#### [TASK DETAILS]
Please transcribe the records precisely; pictures stay out of your copy.

#### [Recorded data]
══════

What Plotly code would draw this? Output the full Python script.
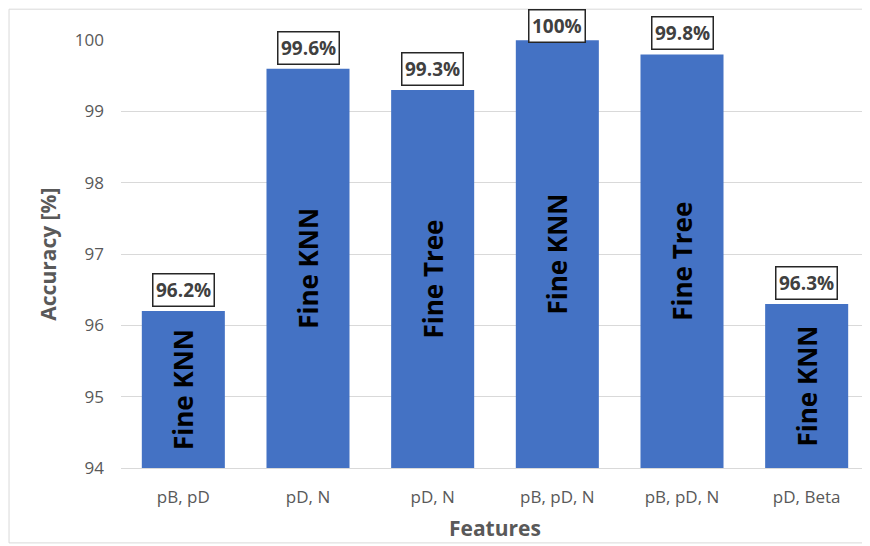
import plotly.graph_objects as go

categories = ["pB, pD", "pD, N", "pD, N", "pB, pD, N", "pB, pD, N", "pD, Beta"]
accuracy = [96.2, 99.6, 99.3, 100.0, 99.8, 96.3]
classifiers = ["Fine KNN", "Fine KNN", "Fine Tree", "Fine KNN", "Fine Tree", "Fine KNN"]
value_labels = ["96.2%", "99.6%", "99.3%", "100%", "99.8%", "96.3%"]
y_ticks = [94, 95, 96, 97, 98, 99, 100]

x_idx = list(range(len(categories)))

FONT = "Open Sans"
GRAY = "#595959"
BAR = "#4472C4"

fig = go.Figure()
fig.add_trace(go.Bar(
    x=x_idx,
    y=[v - 94 for v in accuracy],
    base=94,
    marker=dict(color=BAR, line=dict(width=0)),
    text=classifiers,
    textposition="inside",
    insidetextanchor="middle",
    textangle=-90,
    insidetextfont=dict(family=FONT, size=26, color="#000000", weight="bold"),
    hoverinfo="skip",
    showlegend=False,
))

annotations = []
for i, (v, lab) in enumerate(zip(accuracy, value_labels)):
    annotations.append(dict(
        x=i, y=v, xref="x", yref="y",
        text=lab, showarrow=False,
        yanchor="bottom", yshift=(4 if v < 100 else -3),
        font=dict(family=FONT, size=19, color="#404040", weight="bold"),
        bgcolor="#FFFFFF", bordercolor="#262626", borderwidth=1.5, borderpad=2.5,
    ))

annotations.append(dict(
    x=-0.098, y=0.5, xref="paper", yref="paper",
    text="Accuracy [%]", textangle=-90, showarrow=False,
    xanchor="center", yanchor="middle",
    font=dict(family=FONT, size=21, color=GRAY, weight="bold"),
))
annotations.append(dict(
    x=0.5, y=-0.14, xref="paper", yref="paper",
    text="Features", showarrow=False,
    xanchor="center", yanchor="middle",
    font=dict(family=FONT, size=21, color=GRAY, weight="bold"),
))

fig.update_layout(
    width=862, height=538,
    margin=dict(l=113, r=1, t=32, b=78),
    paper_bgcolor="#FFFFFF",
    plot_bgcolor="#FFFFFF",
    bargap=0.334,
    annotations=annotations,
    shapes=[dict(
        type="rect", xref="paper", yref="paper",
        x0=-0.1497, x1=1.02, y0=-0.175, y1=1.072,
        line=dict(color="#D9D9D9", width=1), fillcolor="rgba(0,0,0,0)", layer="below",
    )],
    xaxis=dict(
        tickmode="array", tickvals=x_idx, ticktext=categories,
        range=[-0.5, len(categories) - 0.5],
        showgrid=False, zeroline=False,
        showline=True, linecolor="#D9D9D9", linewidth=1,
        ticks="", ticklabelstandoff=14,
        tickfont=dict(family=FONT, size=17, color=GRAY),
    ),
    yaxis=dict(
        range=[94, 100.002],
        tickmode="array", tickvals=y_ticks,
        showgrid=True, gridcolor="#D9D9D9", gridwidth=1,
        zeroline=False, showline=False,
        ticks="", ticklabelstandoff=16,
        tickfont=dict(family=FONT, size=17, color=GRAY),
    ),
)

fig.write_html("out.html")
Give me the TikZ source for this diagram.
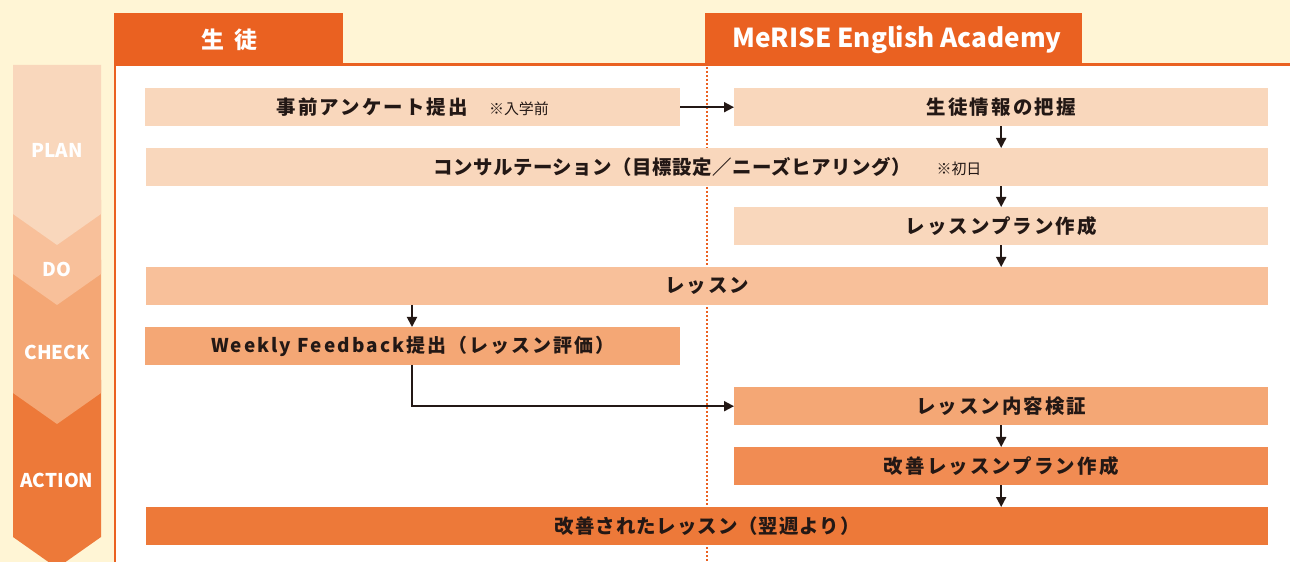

══════

#### [WRITTEN ANSWER]
What Plotly code would draw this? Output the full Python script.
import plotly.graph_objects as go

categories = ["pB, pD", "pD, N", "pD, N", "pB, pD, N", "pB, pD, N", "pD, Beta"]
accuracy = [96.2, 99.6, 99.3, 100.0, 99.8, 96.3]
classifiers = ["Fine KNN", "Fine KNN", "Fine Tree", "Fine KNN", "Fine Tree", "Fine KNN"]
value_labels = ["96.2%", "99.6%", "99.3%", "100%", "99.8%", "96.3%"]
y_ticks = [94, 95, 96, 97, 98, 99, 100]

x_idx = list(range(len(categories)))

FONT = "Open Sans"
GRAY = "#595959"
BAR = "#4472C4"

fig = go.Figure()
fig.add_trace(go.Bar(
    x=x_idx,
    y=[v - 94 for v in accuracy],
    base=94,
    marker=dict(color=BAR, line=dict(width=0)),
    text=classifiers,
    textposition="inside",
    insidetextanchor="middle",
    textangle=-90,
    insidetextfont=dict(family=FONT, size=26, color="#000000", weight="bold"),
    hoverinfo="skip",
    showlegend=False,
))

annotations = []
for i, (v, lab) in enumerate(zip(accuracy, value_labels)):
    annotations.append(dict(
        x=i, y=v, xref="x", yref="y",
        text=lab, showarrow=False,
        yanchor="bottom", yshift=(4 if v < 100 else -3),
        font=dict(family=FONT, size=19, color="#404040", weight="bold"),
        bgcolor="#FFFFFF", bordercolor="#262626", borderwidth=1.5, borderpad=2.5,
    ))

annotations.append(dict(
    x=-0.098, y=0.5, xref="paper", yref="paper",
    text="Accuracy [%]", textangle=-90, showarrow=False,
    xanchor="center", yanchor="middle",
    font=dict(family=FONT, size=21, color=GRAY, weight="bold"),
))
annotations.append(dict(
    x=0.5, y=-0.14, xref="paper", yref="paper",
    text="Features", showarrow=False,
    xanchor="center", yanchor="middle",
    font=dict(family=FONT, size=21, color=GRAY, weight="bold"),
))

fig.update_layout(
    width=862, height=538,
    margin=dict(l=113, r=1, t=32, b=78),
    paper_bgcolor="#FFFFFF",
    plot_bgcolor="#FFFFFF",
    bargap=0.334,
    annotations=annotations,
    shapes=[dict(
        type="rect", xref="paper", yref="paper",
        x0=-0.1497, x1=1.02, y0=-0.175, y1=1.072,
        line=dict(color="#D9D9D9", width=1), fillcolor="rgba(0,0,0,0)", layer="below",
    )],
    xaxis=dict(
        tickmode="array", tickvals=x_idx, ticktext=categories,
        range=[-0.5, len(categories) - 0.5],
        showgrid=False, zeroline=False,
        showline=True, linecolor="#D9D9D9", linewidth=1,
        ticks="", ticklabelstandoff=14,
        tickfont=dict(family=FONT, size=17, color=GRAY),
    ),
    yaxis=dict(
        range=[94, 100.002],
        tickmode="array", tickvals=y_ticks,
        showgrid=True, gridcolor="#D9D9D9", gridwidth=1,
        zeroline=False, showline=False,
        ticks="", ticklabelstandoff=16,
        tickfont=dict(family=FONT, size=17, color=GRAY),
    ),
)

fig.write_html("out.html")
Give me the TikZ source for this diagram.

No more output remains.